> [THE TASK] Look through the data below and output, unchanged, every line from the one holding "Generate a Python" through the one holding "gt20 = [17, 1, 11, 13, 11, 14, 16, 13, 20, 9]", inclusive. Skip the pictures.

> [DATA SUPPLIED]
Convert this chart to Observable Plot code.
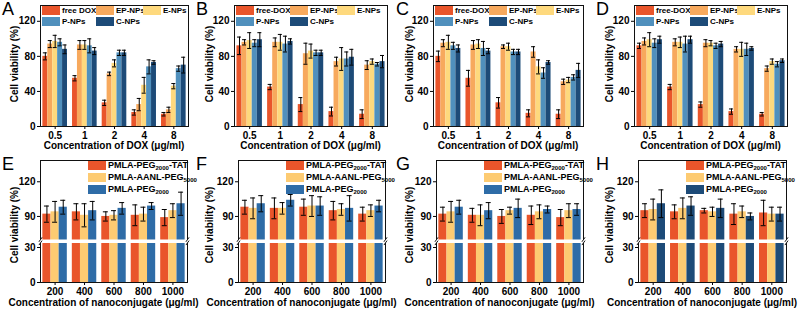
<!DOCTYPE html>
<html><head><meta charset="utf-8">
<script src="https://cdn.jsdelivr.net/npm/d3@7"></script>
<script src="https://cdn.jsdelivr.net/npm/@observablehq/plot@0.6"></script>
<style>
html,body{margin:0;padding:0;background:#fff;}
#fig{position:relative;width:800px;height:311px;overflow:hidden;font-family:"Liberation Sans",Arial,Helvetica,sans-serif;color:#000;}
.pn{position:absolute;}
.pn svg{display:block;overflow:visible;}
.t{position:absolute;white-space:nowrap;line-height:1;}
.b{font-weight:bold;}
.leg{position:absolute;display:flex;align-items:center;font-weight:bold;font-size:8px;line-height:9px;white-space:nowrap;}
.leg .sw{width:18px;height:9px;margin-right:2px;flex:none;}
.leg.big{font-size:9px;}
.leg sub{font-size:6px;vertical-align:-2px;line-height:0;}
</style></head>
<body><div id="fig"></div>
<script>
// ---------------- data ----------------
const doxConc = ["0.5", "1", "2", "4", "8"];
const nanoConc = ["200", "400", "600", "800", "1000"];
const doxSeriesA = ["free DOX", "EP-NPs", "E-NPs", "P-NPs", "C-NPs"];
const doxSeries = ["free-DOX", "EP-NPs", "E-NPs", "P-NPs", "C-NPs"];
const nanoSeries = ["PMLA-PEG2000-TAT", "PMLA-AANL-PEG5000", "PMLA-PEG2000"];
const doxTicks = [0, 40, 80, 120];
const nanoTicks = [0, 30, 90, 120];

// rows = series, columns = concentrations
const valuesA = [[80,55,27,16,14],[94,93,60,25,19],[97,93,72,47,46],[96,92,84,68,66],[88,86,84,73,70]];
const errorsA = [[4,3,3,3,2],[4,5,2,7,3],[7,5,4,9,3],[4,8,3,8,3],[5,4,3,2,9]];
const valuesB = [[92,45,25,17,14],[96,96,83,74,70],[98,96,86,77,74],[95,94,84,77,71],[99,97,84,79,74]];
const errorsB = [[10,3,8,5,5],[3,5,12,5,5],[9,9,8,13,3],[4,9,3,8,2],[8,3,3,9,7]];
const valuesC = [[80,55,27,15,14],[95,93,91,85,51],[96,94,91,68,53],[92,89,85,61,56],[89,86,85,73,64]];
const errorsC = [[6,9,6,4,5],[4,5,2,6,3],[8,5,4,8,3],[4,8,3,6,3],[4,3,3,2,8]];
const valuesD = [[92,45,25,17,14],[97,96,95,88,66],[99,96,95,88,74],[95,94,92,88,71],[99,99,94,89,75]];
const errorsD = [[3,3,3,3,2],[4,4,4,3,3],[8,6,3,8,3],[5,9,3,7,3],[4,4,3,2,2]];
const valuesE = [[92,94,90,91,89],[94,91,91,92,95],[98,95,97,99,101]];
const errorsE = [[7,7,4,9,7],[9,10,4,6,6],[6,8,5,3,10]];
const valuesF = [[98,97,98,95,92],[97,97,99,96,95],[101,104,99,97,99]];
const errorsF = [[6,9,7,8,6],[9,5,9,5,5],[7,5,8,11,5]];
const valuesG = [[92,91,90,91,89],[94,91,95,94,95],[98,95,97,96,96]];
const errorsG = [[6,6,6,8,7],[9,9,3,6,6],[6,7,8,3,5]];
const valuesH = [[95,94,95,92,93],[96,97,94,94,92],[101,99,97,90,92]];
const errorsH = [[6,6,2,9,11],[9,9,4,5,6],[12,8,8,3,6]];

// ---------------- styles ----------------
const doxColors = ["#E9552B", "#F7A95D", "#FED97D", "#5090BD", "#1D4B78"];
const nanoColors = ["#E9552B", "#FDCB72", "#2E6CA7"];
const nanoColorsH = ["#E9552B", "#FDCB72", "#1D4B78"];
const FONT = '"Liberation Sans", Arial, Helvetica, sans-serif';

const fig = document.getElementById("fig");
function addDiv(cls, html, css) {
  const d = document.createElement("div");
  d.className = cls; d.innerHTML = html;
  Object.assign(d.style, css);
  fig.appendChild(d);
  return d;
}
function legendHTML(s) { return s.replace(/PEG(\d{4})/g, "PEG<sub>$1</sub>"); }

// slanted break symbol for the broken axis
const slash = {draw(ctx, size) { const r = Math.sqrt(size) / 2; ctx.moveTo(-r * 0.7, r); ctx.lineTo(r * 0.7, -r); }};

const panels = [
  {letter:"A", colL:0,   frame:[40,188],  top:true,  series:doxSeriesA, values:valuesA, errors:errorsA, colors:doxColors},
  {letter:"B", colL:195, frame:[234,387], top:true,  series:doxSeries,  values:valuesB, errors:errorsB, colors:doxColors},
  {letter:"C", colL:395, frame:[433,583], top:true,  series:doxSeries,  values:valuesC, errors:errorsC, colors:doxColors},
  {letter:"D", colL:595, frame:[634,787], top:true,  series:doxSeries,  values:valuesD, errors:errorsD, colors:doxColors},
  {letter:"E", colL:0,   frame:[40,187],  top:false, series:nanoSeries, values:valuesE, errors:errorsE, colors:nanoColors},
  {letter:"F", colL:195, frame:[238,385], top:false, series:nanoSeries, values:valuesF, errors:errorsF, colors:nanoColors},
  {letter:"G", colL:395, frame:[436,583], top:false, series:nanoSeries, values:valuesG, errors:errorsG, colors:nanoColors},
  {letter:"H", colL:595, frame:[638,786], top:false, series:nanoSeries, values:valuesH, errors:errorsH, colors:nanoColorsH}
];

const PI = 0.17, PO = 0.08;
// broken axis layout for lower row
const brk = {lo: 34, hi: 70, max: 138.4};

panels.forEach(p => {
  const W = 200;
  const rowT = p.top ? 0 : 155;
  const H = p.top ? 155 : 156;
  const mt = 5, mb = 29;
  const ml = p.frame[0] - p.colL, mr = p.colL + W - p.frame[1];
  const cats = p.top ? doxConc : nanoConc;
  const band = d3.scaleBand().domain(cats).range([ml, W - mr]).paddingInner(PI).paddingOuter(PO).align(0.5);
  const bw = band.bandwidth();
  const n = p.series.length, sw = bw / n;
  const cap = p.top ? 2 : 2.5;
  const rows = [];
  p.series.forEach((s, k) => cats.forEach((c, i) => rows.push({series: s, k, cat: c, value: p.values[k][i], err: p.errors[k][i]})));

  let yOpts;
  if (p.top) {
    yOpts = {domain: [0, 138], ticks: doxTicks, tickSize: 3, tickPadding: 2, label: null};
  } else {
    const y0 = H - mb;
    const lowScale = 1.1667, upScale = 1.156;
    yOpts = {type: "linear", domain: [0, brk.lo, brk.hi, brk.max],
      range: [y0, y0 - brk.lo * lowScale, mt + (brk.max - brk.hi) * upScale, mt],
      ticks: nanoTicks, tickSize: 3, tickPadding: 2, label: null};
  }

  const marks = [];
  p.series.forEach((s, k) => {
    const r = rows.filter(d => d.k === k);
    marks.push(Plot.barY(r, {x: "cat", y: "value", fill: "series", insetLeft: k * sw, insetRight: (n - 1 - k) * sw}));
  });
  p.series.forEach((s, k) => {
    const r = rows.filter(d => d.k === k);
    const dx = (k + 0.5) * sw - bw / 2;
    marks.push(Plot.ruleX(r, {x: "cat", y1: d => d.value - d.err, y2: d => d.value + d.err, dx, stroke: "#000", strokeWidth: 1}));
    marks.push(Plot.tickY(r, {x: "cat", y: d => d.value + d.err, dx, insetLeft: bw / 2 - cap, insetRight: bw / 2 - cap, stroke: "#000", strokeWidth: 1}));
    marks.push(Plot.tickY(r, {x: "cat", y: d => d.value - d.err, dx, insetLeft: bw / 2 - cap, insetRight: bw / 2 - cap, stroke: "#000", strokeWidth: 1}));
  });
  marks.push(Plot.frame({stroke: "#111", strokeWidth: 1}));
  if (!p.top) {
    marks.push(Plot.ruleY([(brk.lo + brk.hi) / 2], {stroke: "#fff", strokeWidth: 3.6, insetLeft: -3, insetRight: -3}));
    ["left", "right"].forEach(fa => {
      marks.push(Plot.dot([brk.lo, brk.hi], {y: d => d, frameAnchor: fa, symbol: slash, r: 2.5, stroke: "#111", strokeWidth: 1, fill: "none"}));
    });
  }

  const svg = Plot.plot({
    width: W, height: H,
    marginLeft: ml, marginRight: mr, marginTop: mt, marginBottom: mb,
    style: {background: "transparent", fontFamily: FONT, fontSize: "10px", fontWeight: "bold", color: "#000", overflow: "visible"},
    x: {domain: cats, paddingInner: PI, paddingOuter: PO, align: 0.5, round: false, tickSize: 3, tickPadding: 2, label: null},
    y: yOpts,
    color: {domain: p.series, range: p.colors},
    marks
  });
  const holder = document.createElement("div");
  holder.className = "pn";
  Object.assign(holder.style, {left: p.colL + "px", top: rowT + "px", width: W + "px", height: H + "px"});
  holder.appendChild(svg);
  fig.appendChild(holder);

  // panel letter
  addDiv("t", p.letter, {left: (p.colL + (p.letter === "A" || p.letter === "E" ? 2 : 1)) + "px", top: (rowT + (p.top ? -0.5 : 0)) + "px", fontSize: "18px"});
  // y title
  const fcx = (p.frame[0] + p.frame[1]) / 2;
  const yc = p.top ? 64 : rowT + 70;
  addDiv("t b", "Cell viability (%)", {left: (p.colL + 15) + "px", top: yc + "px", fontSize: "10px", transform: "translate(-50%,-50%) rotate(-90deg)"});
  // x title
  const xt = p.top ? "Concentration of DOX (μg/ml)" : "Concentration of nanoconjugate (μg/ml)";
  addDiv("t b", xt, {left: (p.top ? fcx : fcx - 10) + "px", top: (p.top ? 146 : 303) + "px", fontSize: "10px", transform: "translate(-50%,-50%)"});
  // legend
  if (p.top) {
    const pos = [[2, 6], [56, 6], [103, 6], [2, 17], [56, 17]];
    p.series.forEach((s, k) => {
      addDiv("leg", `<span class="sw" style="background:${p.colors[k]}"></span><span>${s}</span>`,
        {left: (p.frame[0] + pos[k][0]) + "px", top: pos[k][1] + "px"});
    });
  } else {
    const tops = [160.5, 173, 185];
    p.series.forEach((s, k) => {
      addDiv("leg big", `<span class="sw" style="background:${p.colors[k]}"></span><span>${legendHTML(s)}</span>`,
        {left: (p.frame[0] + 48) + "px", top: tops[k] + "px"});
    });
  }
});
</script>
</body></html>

==

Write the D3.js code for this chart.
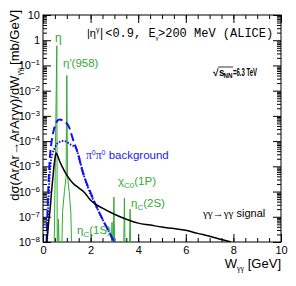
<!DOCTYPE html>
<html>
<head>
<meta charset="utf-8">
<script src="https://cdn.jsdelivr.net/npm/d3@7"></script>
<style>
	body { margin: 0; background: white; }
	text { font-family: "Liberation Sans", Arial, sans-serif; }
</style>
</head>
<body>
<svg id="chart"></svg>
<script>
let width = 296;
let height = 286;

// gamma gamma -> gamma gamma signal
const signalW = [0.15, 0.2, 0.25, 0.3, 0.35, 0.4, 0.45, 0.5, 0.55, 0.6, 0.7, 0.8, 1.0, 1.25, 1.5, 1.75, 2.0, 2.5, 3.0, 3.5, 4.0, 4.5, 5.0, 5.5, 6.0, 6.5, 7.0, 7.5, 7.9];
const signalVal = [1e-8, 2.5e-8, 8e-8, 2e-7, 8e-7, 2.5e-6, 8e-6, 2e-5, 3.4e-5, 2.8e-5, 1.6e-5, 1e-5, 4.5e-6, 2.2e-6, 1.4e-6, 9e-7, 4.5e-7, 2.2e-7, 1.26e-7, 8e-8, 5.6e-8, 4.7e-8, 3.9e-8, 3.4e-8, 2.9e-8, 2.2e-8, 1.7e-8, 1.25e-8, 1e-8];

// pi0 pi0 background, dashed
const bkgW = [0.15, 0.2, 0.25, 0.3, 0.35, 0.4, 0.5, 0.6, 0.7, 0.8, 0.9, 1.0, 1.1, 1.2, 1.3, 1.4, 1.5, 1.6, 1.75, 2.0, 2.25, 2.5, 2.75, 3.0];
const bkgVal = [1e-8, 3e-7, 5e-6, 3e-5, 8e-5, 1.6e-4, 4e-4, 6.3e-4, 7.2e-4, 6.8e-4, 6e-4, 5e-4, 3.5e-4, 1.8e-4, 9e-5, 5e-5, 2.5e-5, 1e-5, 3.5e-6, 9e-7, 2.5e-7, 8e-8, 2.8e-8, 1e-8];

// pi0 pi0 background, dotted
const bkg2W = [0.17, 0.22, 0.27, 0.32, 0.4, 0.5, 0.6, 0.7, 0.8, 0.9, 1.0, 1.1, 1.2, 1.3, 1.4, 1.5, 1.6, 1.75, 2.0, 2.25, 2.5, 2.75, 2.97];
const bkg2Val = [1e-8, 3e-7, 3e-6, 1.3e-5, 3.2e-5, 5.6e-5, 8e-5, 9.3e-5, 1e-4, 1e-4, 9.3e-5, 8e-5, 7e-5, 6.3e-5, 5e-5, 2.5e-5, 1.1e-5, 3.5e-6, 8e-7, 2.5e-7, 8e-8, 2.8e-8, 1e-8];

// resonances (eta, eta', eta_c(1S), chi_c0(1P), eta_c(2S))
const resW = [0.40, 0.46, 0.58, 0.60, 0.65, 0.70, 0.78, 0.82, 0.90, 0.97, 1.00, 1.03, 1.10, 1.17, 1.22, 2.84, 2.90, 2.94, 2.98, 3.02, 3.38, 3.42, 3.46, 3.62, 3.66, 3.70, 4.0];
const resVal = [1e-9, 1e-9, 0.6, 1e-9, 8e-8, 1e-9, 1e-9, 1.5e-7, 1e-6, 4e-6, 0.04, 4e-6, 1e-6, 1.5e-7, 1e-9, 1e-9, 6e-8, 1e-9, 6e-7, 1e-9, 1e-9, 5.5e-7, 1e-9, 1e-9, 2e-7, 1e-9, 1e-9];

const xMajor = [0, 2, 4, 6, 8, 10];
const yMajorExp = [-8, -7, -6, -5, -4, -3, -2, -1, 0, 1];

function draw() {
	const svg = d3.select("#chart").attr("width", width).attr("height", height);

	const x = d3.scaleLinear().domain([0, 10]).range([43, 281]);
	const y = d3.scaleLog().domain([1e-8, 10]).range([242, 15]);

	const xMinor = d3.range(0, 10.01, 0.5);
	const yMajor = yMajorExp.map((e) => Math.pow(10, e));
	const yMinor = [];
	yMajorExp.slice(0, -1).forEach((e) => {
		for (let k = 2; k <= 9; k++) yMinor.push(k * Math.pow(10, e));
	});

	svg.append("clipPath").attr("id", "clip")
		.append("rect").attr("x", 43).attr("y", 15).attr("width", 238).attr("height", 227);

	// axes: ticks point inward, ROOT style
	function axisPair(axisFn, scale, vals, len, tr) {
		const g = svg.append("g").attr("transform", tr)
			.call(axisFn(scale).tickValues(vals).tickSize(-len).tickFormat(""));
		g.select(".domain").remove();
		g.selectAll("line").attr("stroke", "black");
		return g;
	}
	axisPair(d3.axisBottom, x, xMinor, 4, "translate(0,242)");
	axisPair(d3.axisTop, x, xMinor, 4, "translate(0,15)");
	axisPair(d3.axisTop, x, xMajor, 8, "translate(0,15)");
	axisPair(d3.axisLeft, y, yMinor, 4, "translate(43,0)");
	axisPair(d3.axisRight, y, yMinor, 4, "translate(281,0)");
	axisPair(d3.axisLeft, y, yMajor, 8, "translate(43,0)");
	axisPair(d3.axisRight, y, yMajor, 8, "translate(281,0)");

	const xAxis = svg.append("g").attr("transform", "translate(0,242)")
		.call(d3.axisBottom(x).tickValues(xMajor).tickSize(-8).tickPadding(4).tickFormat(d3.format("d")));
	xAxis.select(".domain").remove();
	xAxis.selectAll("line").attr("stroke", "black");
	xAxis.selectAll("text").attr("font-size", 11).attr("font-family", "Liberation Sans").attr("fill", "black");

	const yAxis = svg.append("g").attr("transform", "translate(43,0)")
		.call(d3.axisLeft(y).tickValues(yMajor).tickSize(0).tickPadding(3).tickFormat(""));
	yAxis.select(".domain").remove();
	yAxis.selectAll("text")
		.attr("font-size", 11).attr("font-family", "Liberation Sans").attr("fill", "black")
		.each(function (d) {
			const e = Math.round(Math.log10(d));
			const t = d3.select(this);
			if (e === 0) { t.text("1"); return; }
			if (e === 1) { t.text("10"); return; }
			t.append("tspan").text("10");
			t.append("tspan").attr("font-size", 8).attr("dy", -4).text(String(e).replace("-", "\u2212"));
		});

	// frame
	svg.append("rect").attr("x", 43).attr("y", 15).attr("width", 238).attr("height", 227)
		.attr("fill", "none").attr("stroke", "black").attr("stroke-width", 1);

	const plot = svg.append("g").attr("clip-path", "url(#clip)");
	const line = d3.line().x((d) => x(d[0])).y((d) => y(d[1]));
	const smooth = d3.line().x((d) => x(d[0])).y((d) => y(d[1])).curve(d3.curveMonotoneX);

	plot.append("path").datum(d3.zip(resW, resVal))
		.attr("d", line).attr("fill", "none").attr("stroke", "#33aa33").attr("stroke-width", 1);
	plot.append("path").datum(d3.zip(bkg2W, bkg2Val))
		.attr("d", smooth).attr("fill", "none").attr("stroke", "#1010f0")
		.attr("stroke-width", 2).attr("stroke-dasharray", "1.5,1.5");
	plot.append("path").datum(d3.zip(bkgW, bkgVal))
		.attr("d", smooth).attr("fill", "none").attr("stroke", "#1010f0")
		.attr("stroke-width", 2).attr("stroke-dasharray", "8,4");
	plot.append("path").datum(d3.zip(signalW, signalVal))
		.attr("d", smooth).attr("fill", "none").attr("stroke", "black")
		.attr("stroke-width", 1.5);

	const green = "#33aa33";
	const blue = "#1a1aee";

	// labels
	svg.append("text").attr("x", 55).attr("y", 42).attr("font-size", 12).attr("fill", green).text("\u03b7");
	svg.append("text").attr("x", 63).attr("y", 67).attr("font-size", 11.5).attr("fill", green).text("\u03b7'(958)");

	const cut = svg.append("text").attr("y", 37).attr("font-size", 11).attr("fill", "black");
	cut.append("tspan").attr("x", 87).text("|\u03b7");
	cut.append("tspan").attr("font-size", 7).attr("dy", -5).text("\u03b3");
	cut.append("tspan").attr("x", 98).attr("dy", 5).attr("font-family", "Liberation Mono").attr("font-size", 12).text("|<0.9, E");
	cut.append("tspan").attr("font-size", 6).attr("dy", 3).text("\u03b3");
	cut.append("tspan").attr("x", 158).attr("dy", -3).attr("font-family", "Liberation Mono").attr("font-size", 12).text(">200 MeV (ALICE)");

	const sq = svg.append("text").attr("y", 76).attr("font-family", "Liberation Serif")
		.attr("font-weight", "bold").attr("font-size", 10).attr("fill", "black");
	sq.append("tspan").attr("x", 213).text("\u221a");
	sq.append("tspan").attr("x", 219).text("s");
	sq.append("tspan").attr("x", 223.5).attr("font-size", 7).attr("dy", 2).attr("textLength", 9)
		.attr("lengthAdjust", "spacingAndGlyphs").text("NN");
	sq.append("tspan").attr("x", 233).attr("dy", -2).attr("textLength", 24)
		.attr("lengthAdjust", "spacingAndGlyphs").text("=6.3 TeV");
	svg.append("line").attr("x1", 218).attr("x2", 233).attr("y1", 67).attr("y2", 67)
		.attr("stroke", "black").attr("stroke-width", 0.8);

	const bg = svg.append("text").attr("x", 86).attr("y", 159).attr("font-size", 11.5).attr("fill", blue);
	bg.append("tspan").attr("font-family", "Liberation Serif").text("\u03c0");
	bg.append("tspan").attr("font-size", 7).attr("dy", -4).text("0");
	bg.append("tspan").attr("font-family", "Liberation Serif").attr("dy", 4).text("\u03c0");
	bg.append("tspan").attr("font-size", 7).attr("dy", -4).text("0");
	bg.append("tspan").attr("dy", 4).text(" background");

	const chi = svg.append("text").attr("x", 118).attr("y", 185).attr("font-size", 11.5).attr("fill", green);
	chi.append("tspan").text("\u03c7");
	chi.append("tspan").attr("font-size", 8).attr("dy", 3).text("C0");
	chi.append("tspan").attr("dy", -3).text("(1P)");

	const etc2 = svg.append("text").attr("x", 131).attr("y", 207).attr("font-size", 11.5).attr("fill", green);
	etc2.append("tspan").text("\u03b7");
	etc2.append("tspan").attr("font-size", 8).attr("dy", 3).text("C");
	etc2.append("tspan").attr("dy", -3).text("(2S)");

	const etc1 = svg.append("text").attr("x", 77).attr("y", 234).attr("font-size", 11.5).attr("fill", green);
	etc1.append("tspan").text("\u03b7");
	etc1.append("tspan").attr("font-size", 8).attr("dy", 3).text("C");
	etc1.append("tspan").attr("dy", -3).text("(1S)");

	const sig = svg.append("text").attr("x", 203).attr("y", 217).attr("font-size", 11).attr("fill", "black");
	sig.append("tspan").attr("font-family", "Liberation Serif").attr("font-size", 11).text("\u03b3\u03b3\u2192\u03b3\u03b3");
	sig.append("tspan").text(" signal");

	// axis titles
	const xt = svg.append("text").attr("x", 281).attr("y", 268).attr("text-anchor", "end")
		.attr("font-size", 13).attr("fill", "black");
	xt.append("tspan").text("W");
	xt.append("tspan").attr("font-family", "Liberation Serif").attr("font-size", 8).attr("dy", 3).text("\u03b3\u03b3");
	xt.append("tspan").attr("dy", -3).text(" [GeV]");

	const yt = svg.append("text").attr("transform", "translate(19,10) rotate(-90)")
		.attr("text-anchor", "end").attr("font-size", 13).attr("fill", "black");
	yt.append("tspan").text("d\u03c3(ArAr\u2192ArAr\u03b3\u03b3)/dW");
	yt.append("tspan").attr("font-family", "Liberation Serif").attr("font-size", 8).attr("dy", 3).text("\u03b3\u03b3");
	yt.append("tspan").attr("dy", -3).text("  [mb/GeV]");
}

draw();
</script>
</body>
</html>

* * *

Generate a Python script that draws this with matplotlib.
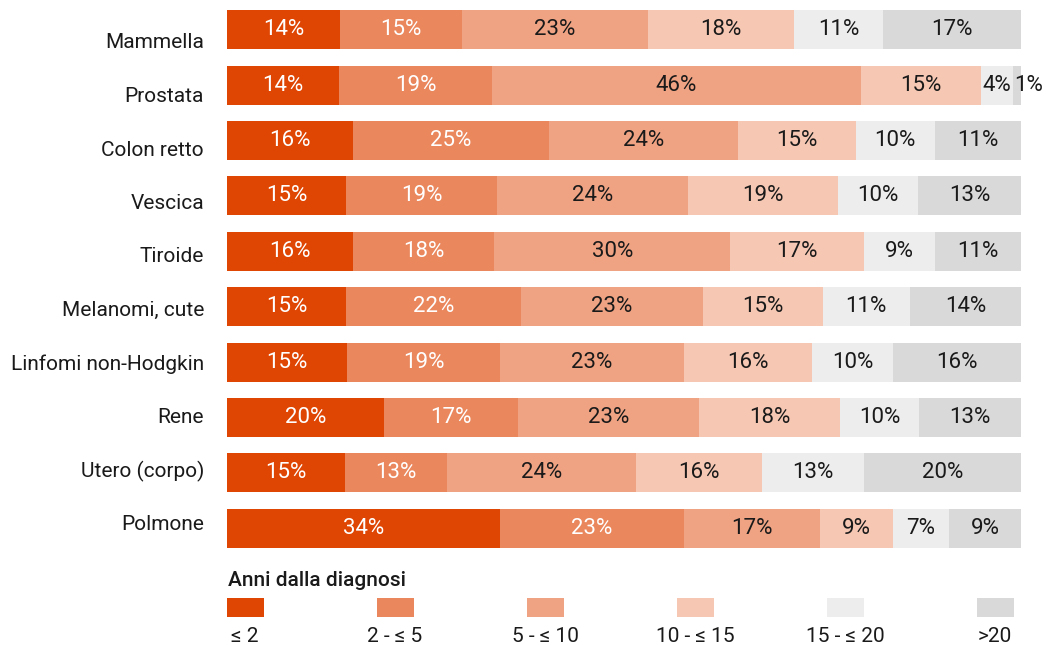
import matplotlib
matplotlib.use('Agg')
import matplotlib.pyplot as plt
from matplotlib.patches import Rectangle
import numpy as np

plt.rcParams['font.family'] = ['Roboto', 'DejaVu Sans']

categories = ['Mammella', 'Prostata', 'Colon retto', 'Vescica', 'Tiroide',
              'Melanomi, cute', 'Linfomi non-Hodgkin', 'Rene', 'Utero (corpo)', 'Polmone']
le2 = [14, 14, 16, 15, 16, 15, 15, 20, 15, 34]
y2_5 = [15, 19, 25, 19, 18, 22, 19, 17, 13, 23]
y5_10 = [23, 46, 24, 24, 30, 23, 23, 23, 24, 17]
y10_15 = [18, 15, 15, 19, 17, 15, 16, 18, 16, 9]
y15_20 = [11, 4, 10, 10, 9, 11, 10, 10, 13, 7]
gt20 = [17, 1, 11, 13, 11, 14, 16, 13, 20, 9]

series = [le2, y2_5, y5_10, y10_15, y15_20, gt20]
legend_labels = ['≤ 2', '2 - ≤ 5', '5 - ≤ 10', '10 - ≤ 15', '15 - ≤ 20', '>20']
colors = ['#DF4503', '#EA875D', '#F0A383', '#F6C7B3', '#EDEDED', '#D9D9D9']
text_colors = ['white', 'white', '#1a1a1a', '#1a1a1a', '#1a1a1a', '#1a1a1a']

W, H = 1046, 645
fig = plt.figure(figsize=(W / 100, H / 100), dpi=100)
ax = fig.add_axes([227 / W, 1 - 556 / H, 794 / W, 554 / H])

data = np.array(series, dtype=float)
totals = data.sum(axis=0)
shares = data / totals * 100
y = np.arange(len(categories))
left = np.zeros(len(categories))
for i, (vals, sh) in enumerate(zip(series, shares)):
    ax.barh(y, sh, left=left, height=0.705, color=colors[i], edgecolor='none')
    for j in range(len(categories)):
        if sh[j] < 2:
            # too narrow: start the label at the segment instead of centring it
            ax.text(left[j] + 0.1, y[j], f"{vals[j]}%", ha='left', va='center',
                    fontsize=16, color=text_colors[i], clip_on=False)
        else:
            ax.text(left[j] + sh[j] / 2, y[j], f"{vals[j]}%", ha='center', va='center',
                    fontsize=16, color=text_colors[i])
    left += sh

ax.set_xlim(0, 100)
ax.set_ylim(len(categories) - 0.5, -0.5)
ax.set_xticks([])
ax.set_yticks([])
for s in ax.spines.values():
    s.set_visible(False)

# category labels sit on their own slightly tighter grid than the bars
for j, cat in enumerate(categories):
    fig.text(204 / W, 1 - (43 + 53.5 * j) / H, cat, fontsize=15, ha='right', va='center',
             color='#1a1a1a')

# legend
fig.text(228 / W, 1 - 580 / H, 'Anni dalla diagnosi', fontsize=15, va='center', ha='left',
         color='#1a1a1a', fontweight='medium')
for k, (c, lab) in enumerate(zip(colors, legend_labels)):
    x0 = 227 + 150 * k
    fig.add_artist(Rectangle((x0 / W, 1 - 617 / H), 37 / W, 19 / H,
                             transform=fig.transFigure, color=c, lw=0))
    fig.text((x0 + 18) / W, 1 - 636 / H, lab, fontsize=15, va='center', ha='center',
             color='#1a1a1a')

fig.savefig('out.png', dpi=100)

> [COMPLETE ANSWER]
Generate a Python script that draws this with matplotlib.
import matplotlib
matplotlib.use('Agg')
import matplotlib.pyplot as plt
from matplotlib.patches import Rectangle
import numpy as np

plt.rcParams['font.family'] = ['Roboto', 'DejaVu Sans']

categories = ['Mammella', 'Prostata', 'Colon retto', 'Vescica', 'Tiroide',
              'Melanomi, cute', 'Linfomi non-Hodgkin', 'Rene', 'Utero (corpo)', 'Polmone']
le2 = [14, 14, 16, 15, 16, 15, 15, 20, 15, 34]
y2_5 = [15, 19, 25, 19, 18, 22, 19, 17, 13, 23]
y5_10 = [23, 46, 24, 24, 30, 23, 23, 23, 24, 17]
y10_15 = [18, 15, 15, 19, 17, 15, 16, 18, 16, 9]
y15_20 = [11, 4, 10, 10, 9, 11, 10, 10, 13, 7]
gt20 = [17, 1, 11, 13, 11, 14, 16, 13, 20, 9]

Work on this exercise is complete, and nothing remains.